Pour éclaircir un peu la question du formalisme de la législation kantienne (plutôt que de la "morale"). Kant oppose la forme à la matière :
J'entends, par matière de la faculté de désirer, un objet dont la réalité est désirée. Lorsque le désir de cet objet précède la règle pratique et se trouve être la condition requise pour s'en faire un principe, je dis (...) que ce principe est alors toujours empirique. Car le principe déterminant de l'"arbitre" est alors la représentation d'un objet et le rapport de cette représentation au sujet, par lequel la faculté de désirer est déterminée à la réalisation de cet objet. Or, un tel rapport au sujet se nomme le plaisir pris à la réalité d'un objet.

Idid. §2, Théorème 1

Je peux dire la vérité pour la seule raison que j'y trouve du plaisir, pour laisser une belle image de moi auprès de quelqu'un, etc. Autant de motifs strictement subjectifs qui n'ont aucun rapport avec la vérité. Le mobile d'une action doit être strictement conforme à l'action. Or, si je suis généreux par égoïsme, je n'obéis pas à un impératif catégorique (à une loi).

Ibid. §4, Théorème 3

Quand un être raisonnable doit penser ses maximes comme lois générales pratiques, il ne peut les penser que comme des principes qui renferment le principe déterminant de la volonté, non quant à la matière, mais seulement quant à la forme.
[...]. Or, d'une loi, une fois qu'on en a éliminé toute matière, c'est-à-dire tout objet de la volonté (comme principe déterminant), il ne reste rien d'autre que la simple forme d'une législation universelle.
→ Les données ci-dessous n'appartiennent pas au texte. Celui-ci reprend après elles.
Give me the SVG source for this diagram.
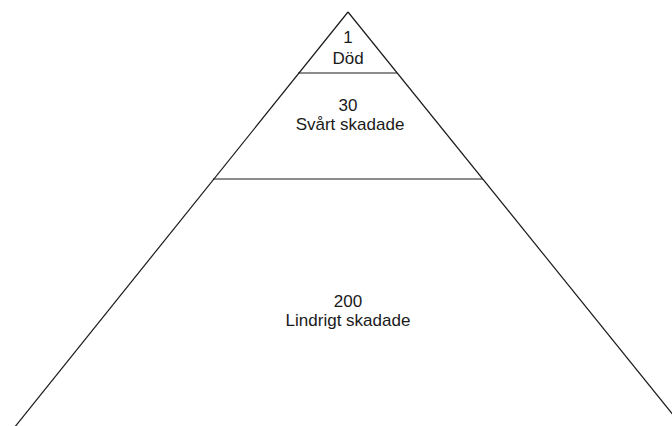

En conséquence, un être raisonnable, ou bien ne peut pas du tout penser ses principes subjectifs pratiques c'est-à-dire ses maximes, comme étant en même temps des lois universelles, ou bien il doit nécessairement penser que c'est simplement leur forme qui, les rendant propres à une législation universelle, en fait par elle seule des lois pratiques.

Scolie

Quelle forme, dans la maxime, se prête à la législation universelle et quelle forme ne s'y prête pas, l'entendement le plus commun peut le discerner sans instructions particulières. Par exemple j'ai pris pour maxime d'augmenter ma fortune par tous les moyens sûrs ; or j'ai maintenant entre les mains un dépôt dont le propriétaire est décédé sans avoir laissé de note manuscrite à ce sujet. C'est évidemment un cas qui tombe sous ma maxime. Je désire à présent savoir simplement si cette maxime peut valoir également comme loi pratique universelle. Je l'applique donc au présent cas, et je me demande si elle pourrait bien revêtir la forme d'une loi, de sorte que je pourrais par ma maxime édicter en même temps une loi selon laquelle il serait loisible à chacun de nier un dépôt dont personne ne peut prouver qu'il lui a été confié. Je me rends tout de suite compte qu'un pareil principe, pris comme loi, se détruirait lui-même puisqu'il en résulterait qu'il n'y aurait plus aucun dépôt. Une loi pratique que je reconnais comme telle doit être propre à une législation universelle. C'est là une proposition identique, donc claire par elle-même. Or, si je dis que ma volonté est subordonnée à une loi pratique, je ne puis alléguer mon inclination (par exemple, dans le présent cas, ma cupidité) comme étant le principe déterminant de ma volonté approprié à une loi pratique universelle, elle doit bien plutôt se détruire elle-même, lorsqu'elle prend la forme d'une loi universelle.

Ainsi, la question de savoir si les impératifs catégoriques s'appliquent au réel ne se pose absolument pas : ils s'appliquent à tous les cas de figure. Il n'y a donc pas de morale kantienne : tous les codes moraux, sans exception aucune, prescrivent des actions précises (le meurtre, etc.).